The importance of this topic, and the continuing controversies surrounding it, prompted UNU/WIDER to organize a major academic conference on growth and poverty in May 2001. Its purpose was to review current thinking on the issue, to stimulate fresh research, and to allow researchers from various backgrounds to exchange ideas on future policy directions.
Perspectives on Growth and Poverty contains an important selection of the conference papers. They deal with institutional and policy questions, as well as sectoral issues and individual country experiences that illustrate the broad range of objectives and topics. One set of conclusions to emerge is that initial conditions, institutions, specific country structures, and time horizons all play a significant role.
The country- and context-specific nature of these factors point to the need for creative national solutions to the problem of poverty. This in turn requires an informed policy debate within countries: one which may hopefully lead to a consensus between different interest groups or at least help to clarify the basis of opposing views. The aim of this volume is to stimulate and enhance this debate.

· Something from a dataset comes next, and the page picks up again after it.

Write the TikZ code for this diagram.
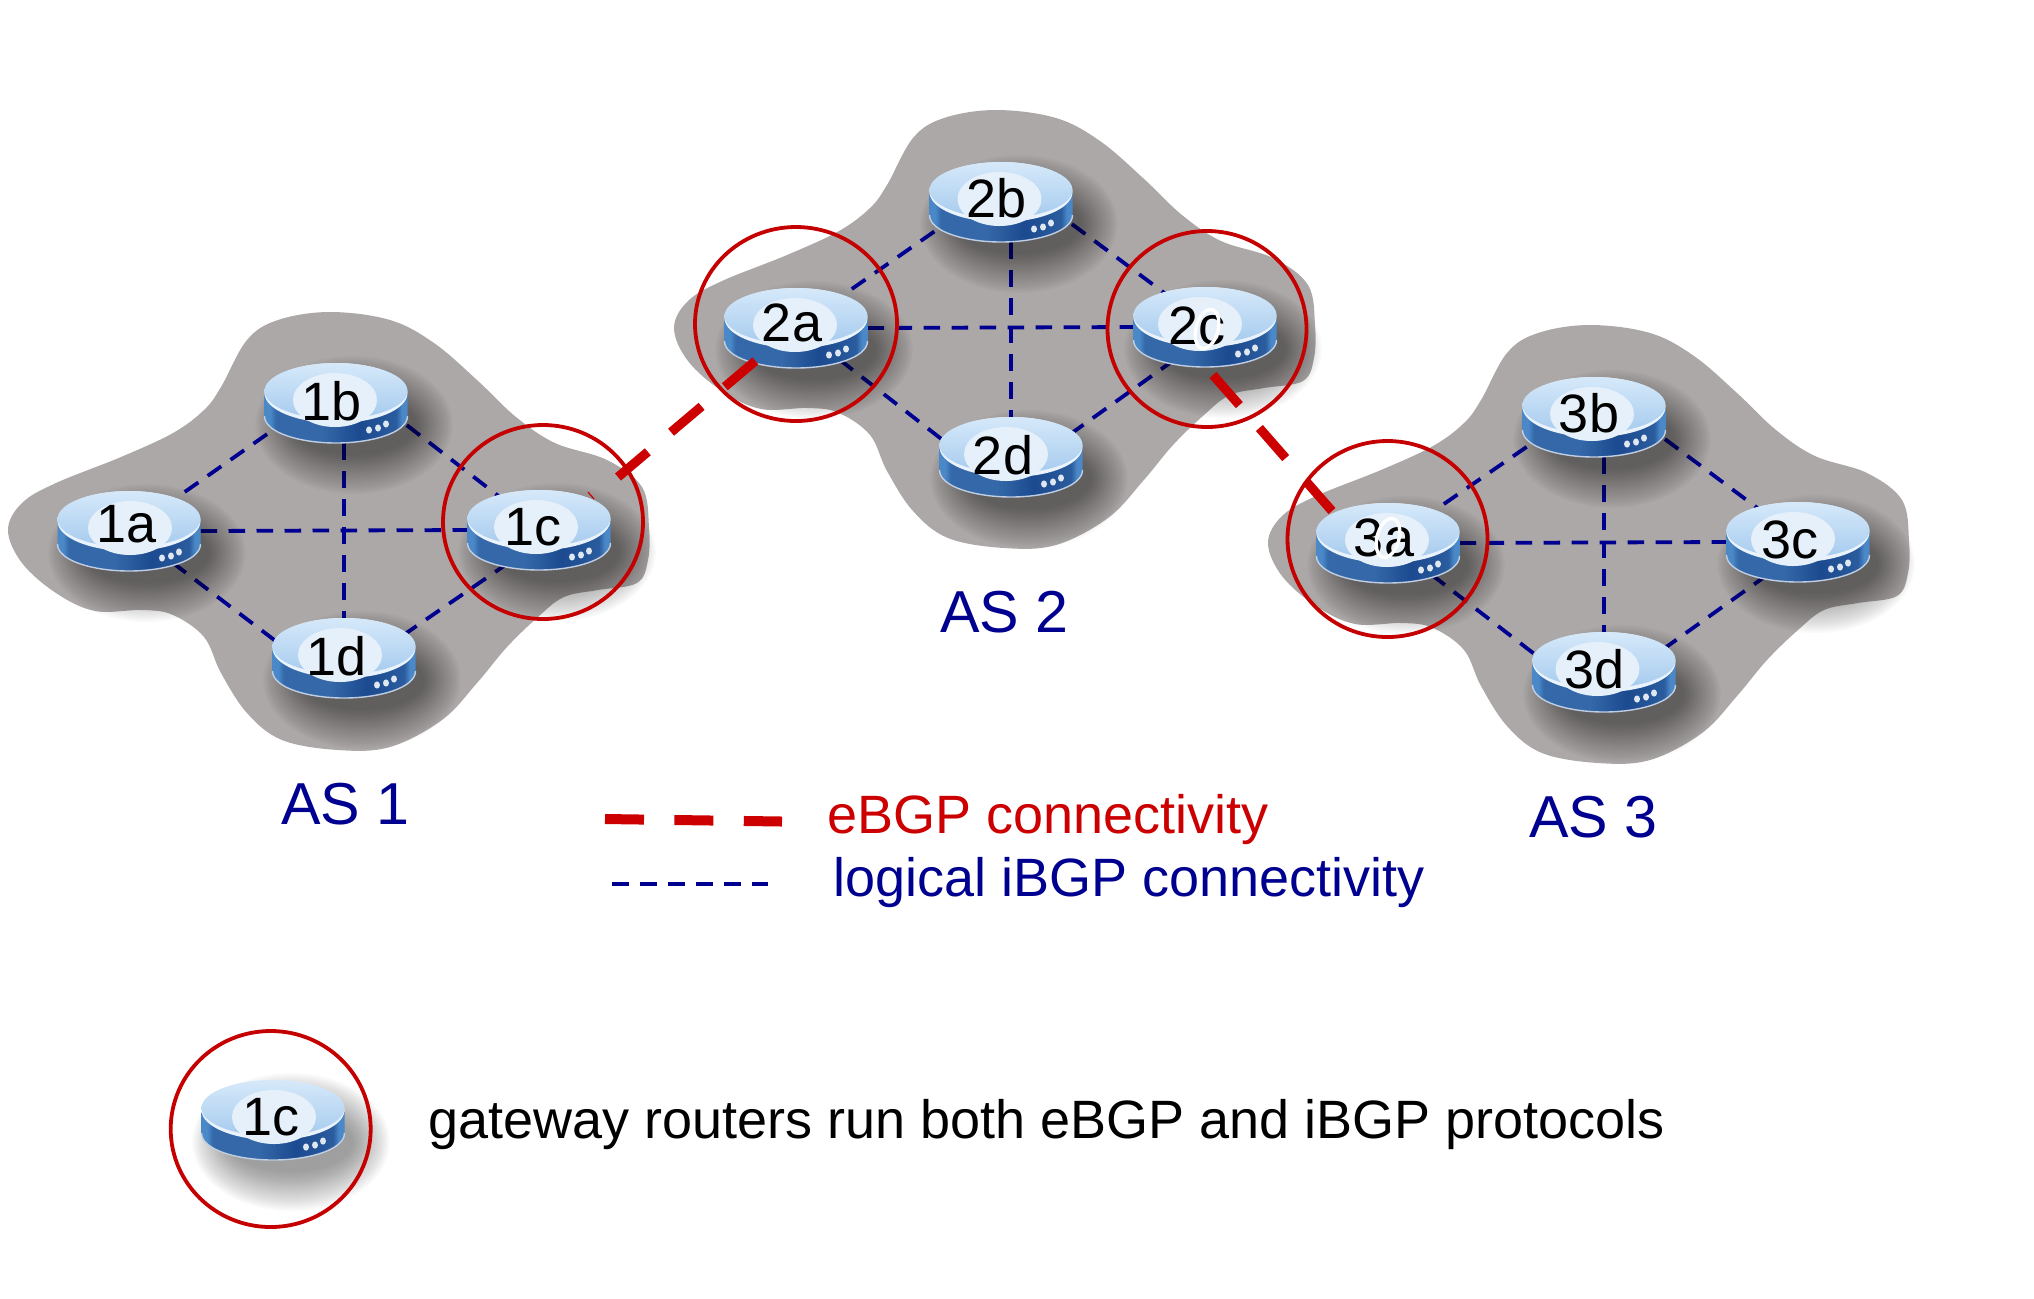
\documentclass[tikz,border=0pt]{standalone}
\usepackage{fontspec}
\setmainfont{Liberation Sans}
\usetikzlibrary{shapes.geometric,calc}
\definecolor{cloudgray}{HTML}{ACA8A7}
\definecolor{navyline}{HTML}{000090}
\definecolor{redline}{HTML}{CC0000}
\definecolor{ringred}{HTML}{C40000}
\definecolor{bodyedge}{HTML}{4A88C8}
\definecolor{bodya}{HTML}{3468A8}
\definecolor{bodyb}{HTML}{1C4A90}
\definecolor{bodyc}{HTML}{2A5C9E}
\definecolor{toplight}{HTML}{D6E9FA}
\definecolor{topdark}{HTML}{A6CBEE}
\definecolor{rimlight}{HTML}{EAF3FB}
\definecolor{labelfill}{HTML}{E6F0FA}
\pgfdeclarehorizontalshading{routerbody}{100bp}{
  color(0bp)=(bodyedge); color(25bp)=(bodyedge); color(27bp)=(bodyedge); color(29bp)=(bodya);
  color(45bp)=(bodya); color(58bp)=(bodyb); color(71bp)=(bodyc);
  color(73bp)=(bodyedge); color(75bp)=(bodyedge); color(100bp)=(bodyedge)}
\tikzset{
  rnode/.style={ellipse,minimum width=71.5pt,minimum height=40pt,inner sep=0pt,outer sep=0pt},
  ibgp/.style={draw=navyline,line width=1.9pt,dash pattern=on 8.3pt off 5.7pt},
  ebgp/.style={draw=redline,line width=4.6pt,dash pattern=on 20pt off 15.2pt},
  ringnode/.style={ellipse,draw=ringred,line width=1.9pt,inner sep=0pt,outer sep=0pt,fill=none},
  rlabel/.style={anchor=base,inner sep=0pt,font=\fontsize{27pt}{27pt}\selectfont,text=black},
  aslabel/.style={anchor=base west,inner sep=0pt,font=\fontsize{29.6pt}{30pt}\selectfont,text=navyline},
  legtext/.style={anchor=base west,inner sep=0pt,font=\fontsize{27pt}{27pt}\selectfont}
}
\newcommand{\ascloud}[2]{%
  \fill[cloudgray,shift={(#1,#2)}] plot[smooth cycle,tension=0.6] coordinates {
  (330,312) (390,320) (434,343) (477,380) (516,417) (555,443) (607,460) (642,487)
  (649,527) (648,560) (637,583) (598,590) (564,597) (538,617) (507,647) (477,683)
  (442,720) (390,747) (338,750) (282,740) (247,713) (221,673) (204,637) (173,615)
  (143,610) (95,611) (56,593) (22,563) (8,530) (22,503) (56,483) (121,457) (173,433)
  (204,410) (221,387) (247,340) (278,320)};}
\newcommand{\routerart}[4]{%
  \begin{scope}[shift={(#1)}]
    \begin{scope}
      \clip (-87,-67) rectangle (118,90);
      \foreach \i in {0,...,23}{
        \fill[black,opacity=0.02] (18,22) ellipse [x radius={(31+0.8*\i)*1pt},y radius={(15+0.85*\i)*1pt}];
      }
    \end{scope}
    \path[shading=routerbody] (-71.5,-8) -- (-71.5,13) .. controls (-71.5,30) and (-35,40) .. (0,40)
      .. controls (35,40) and (71.5,30) .. (71.5,13) -- (71.5,-8) -- cycle;
    \draw[white!70!bodyc,line width=0.7pt] (-71.5,13) .. controls (-71.5,30) and (-35,40) .. (0,40)
      .. controls (35,40) and (71.5,30) .. (71.5,13);
    \fill[rimlight] (0,-10) ellipse [x radius=35.75pt,y radius=15pt];
    \shade[top color=toplight,bottom color=topdark] (0,-12) ellipse [x radius=35.75pt,y radius=14pt];
    \fill[labelfill] ($(#3+3,-3)$) ellipse [x radius=21pt,y radius=13.5pt];
    \foreach \p in {(33,27),(42,25),(50,21)}{
      \fill[white!85!bodyc] \p ellipse [x radius=1.5pt,y radius=1.8pt];
    }
    \node[rlabel] (#1t) at ($(#3,#4+19.5)$) {#2};
  \end{scope}}
\begin{document}
\begin{tikzpicture}[x=0.5pt,y=-0.5pt]
\useasboundingbox (0,0) rectangle (2034,1298);
% autonomous systems
\ascloud{0}{0}
\ascloud{666}{-202}
\ascloud{1260}{13}
% router anchors
\node[rnode] (r1a) at (129,531) {};
\node[rnode] (r1b) at (336,403) {};
\node[rnode] (r1c) at (539,530) {};
\node[rnode] (r1d) at (344,658) {};
\node[rnode] (r2a) at (796,328) {};
\node[rnode] (r2b) at (1001,202) {};
\node[rnode] (r2c) at (1205,327) {};
\node[rnode] (r2d) at (1011,457) {};
\node[rnode] (r3a) at (1388,543) {};
\node[rnode] (r3b) at (1594,417) {};
\node[rnode] (r3c) at (1798,542) {};
\node[rnode] (r3d) at (1604,672) {};
\node[rnode] (r0c) at (273,1120) {};
% iBGP mesh
\foreach \s in {1,2,3}{
  \draw[ibgp,shorten <=6.8pt] (r\s a.35) -- (r\s b.202);
  \draw[ibgp,shorten <=4pt] (r\s b.345) -- (r\s c.140);
  \draw[ibgp,yshift=-1pt] (r\s a.0) -- (r\s c.180);
  \draw[ibgp] (r\s d |- r\s b.south) -- (r\s d.north);
  \draw[ibgp] (r\s a.324) -- (r\s d.167);
  \draw[ibgp] (r\s d.21) -- (r\s c.226);
}
% routers
\routerart{r1a}{1a}{-2}{-8}
\routerart{r1b}{1b}{-4}{-2.5}
\routerart{r1c}{1c}{-6}{-4}
\routerart{r1d}{1d}{-7}{-2}
\routerart{r2a}{2a}{-4}{-6}
\routerart{r2b}{2b}{-4.5}{-4}
\routerart{r2c}{2c}{-8}{-2}
\routerart{r2d}{2d}{-8}{-2}
\routerart{r3a}{3a}{-4}{-6}
\routerart{r3b}{3b}{-5}{-4.5}
\routerart{r3c}{3c}{-8}{-3.5}
\routerart{r3d}{3d}{-9.5}{-3.5}
\routerart{r0c}{1c}{-2}{-4}
% white overprint marks on 2c and 3a
\draw[white,line width=1.7pt,rotate around={-15:(1207,329)}] (1207,329) ellipse [x radius=5.5pt,y radius=10pt];
\draw[white,line width=1.7pt,rotate around={-15:(1388,538)}] (1388,538) ellipse [x radius=5.5pt,y radius=10pt];
% eBGP links
\coordinate (e1c) at (618,477);
\coordinate (e2c) at (1213,375);
\coordinate (e3a) at (1332,511);
\coordinate (h1) at (588,492);
\coordinate (h2) at (594,499);
\draw[ebgp] (r2a.219) -- (e1c);
\draw[redline,line width=0.6pt] (h1) -- (h2);
\draw[ebgp] (e2c) -- (e3a);
% gateway rings
\node[ringnode,minimum width=100pt,minimum height=97pt] (g1c) at (543,522) {};
\node[ringnode,minimum width=101pt,minimum height=97pt] (g2a) at (796,324) {};
\node[ringnode,minimum width=99.5pt,minimum height=98pt] (g2c) at (1207,329) {};
\node[ringnode,minimum width=100pt,minimum height=98pt] (g3a) at (1387.5,539) {};
\node[ringnode,minimum width=100pt,minimum height=98pt] (g0c) at (270.7,1129) {};
% AS labels
\node[aslabel] (as1) at (281,824) {AS 1};
\node[aslabel] (as2) at (940,632) {AS 2};
\node[aslabel] (as3) at (1529,837) {AS 3};
% legend
\coordinate (la) at (605,819);
\coordinate (lb) at (782,821.5);
\coordinate (lc) at (612,884);
\coordinate (ld) at (768,884);
\draw[draw=redline,line width=5pt,dash pattern=on 19.5pt off 15.2pt] (la) -- (lb);
\draw[ibgp,line width=2pt] (lc) -- (ld);
\node[legtext,text=redline] (t1) at (827,833) {eBGP connectivity};
\node[legtext,text=navyline] (t2) at (833,896) {logical iBGP connectivity};
\node[legtext,text=black] (t3) at (428,1138) {gateway routers run both eBGP and iBGP protocols};
\end{tikzpicture}
\end{document}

"Perspectives on growth and poverty is a timely publication from the World Institute for Development Economics Research. Based on the results of a major conference on poverty and growth held in Helsinki in 2001, the book looks at the role of institutions, how to improve resource flows to poor groups, how to design effective incentive structures for poverty reduction, and what role growth plays in inequality and poverty reduction. The case studies provide interesting examples of what the new thinking has achieved in practice and highlight the need for further investigation.
The turn of the millennium saw much activity related to establishing monitorable global benchmarks for tackling poverty. The donor community, including the multilateral agencies of the UN, encouraged developing countries, especially low-income ones to put poverty reduction on top of their development agendas. WIDER has contributed to this challenge by facilitating broad based research drawing practitioners world wide, including from low-income countries. Perspectives on growth and poverty is a good example of WIDER's engagement.
I recommend the book to academics and other practitioners for its probing and insightful analysis of poverty and growth issues and for suggestions on how to restructure the road map in order to ensure that the globally adopted poverty reduction targets are achieved."
"In recent years both the understanding of growth-poverty relationships and development policies have been damaged by the false claim that 'growth is good for the poor'. This important, new book adds weight to the argument that growth-poverty relationships cannot be turned into a simplistic, newspaper headline a la Dollar and Kraay. It explores the complexities of country-specific growth-poverty links and examines the policy implications. This book deserves a wide readership."
"Perspectives on Growth and Poverty deals with two subjects which have attracted treatments that score high on relevance or on rigour: the present volume offers a collection of essays which, exceptionally, score high with respect to both attributes."